Photo Credit: Taposiris Magna, Osiris Temple | Wikimedia Cmmons - Author Koantao
Archaeologists Discover Tunnel Beneath An Egyptian Temple That May Lead To Cleopatra’s Lost Tomb
Good news for egyptologists and those who love Ancient Egypt History. As CNN reported this Tuesday, a team of archaeologists may be very close to discovering the lost tomb of Cleopatra, the most famous female Pharoh in History. After successfully petitioning the Egyptian government to conduct research in the area, she and her team began digging the site, in the area of the Temple of Taposiris Magna, Alexandria. over the past 20 years.
Born in 70 BCE, Cleopatra was an Egyptian queen, famous in history and drama as the lover of Julius Caesar and later as the wife of Mark Antony. She was the last queen of the Macedonian dynasty that ruled Egypt between the death of Alexander the Great in 323 BCE and its annexation by Rome in 30 BCE. She became queen on the death of her father, Ptolemy XII, in 51 BC and ruled successively with her two brothers Ptolemy XIII and Ptolemy XIV and her son Ptolemy XV Caesar.
Cleopatra committed suicide after her husband, the Roman general Mark Antony, died in her arms in 30 BCE. The means of her death is uncertain, though popular belief suggests that she had killed herself using an asp, a symbol of divine royalty. She was 39 and had been a queen for 22 years.
Led by Kathleen Martinez, an archaeologist at the University of Santo Domingo, the team of archaeologists has dug a 1,305-meter (4,281-foot) tunnel, located 13 meters (43 feet) underground.
The Egyptian Ministry for Tourism and Antiquities considered the discovery an “engineering miracle” made by the archaeological team.
“The excavation revealed a huge religious center with three sanctuaries, a sacred lake, more than 1,500 objects, busts, statues, golden pieces, a huge collection of coins portraying Alexander the Great, Queen Cleopatra and the Ptolemies,” Martinez told CNN.
A student, a linguist, a mother and a philosopher
Martinez said that the most interesting discovery is the complex of tunnels leading to the Mediterranean Sea and sunken structures.
Now, exploring these underwater structures will be the next stage of her search for the Egyptian queen’s lost tomb.
“My perseverance cannot be confused with obsession. I admire Cleopatra as a historical character. She was a victim of propaganda by the Romans, aiming to distort her image,” Martinez said.
“She was an educated woman, probably the first one who studied formally at the Museum in Alexandria, the center of culture in her time,” according to the archaeologist.
She added that her admiration for Cleopatra is because she distinguished herself as a student, a linguist, a mother and a philosopher.
The most important discovery of the century
Martinez told CNN that Cleopatra was considered in her time to be “the human incarnation of the goddess Isis,” as Antony was considered to be that of the god Osiris, Isis’ husband.
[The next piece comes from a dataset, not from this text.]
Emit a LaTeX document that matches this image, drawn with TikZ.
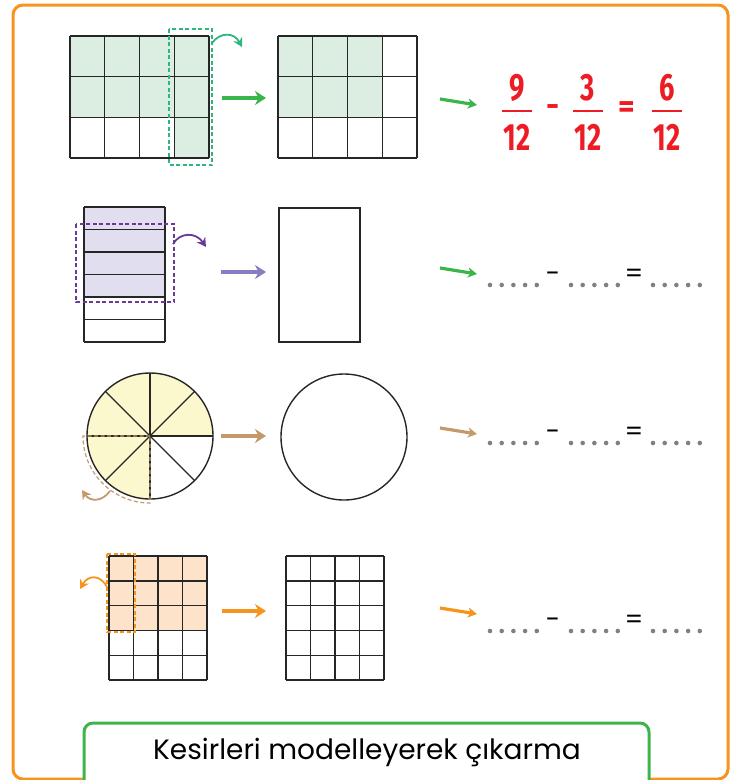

Some historic indications are making Martinez believe Cleopatra’s tomb might be located in the Temple of Osiris in the ruined city of Taposiris Magna, on Egypt’s northern coast.”No other place, structure or temple combines so many conditions as the temple of Taposiris Magna.”
Now, Martinez said, she is at “the beginning of a new journey” — underwater excavations. The archaeologist said she is hopeful.” If the tunnels lead to Cleopatra it will be the most important discovery of the century,” she told CNN.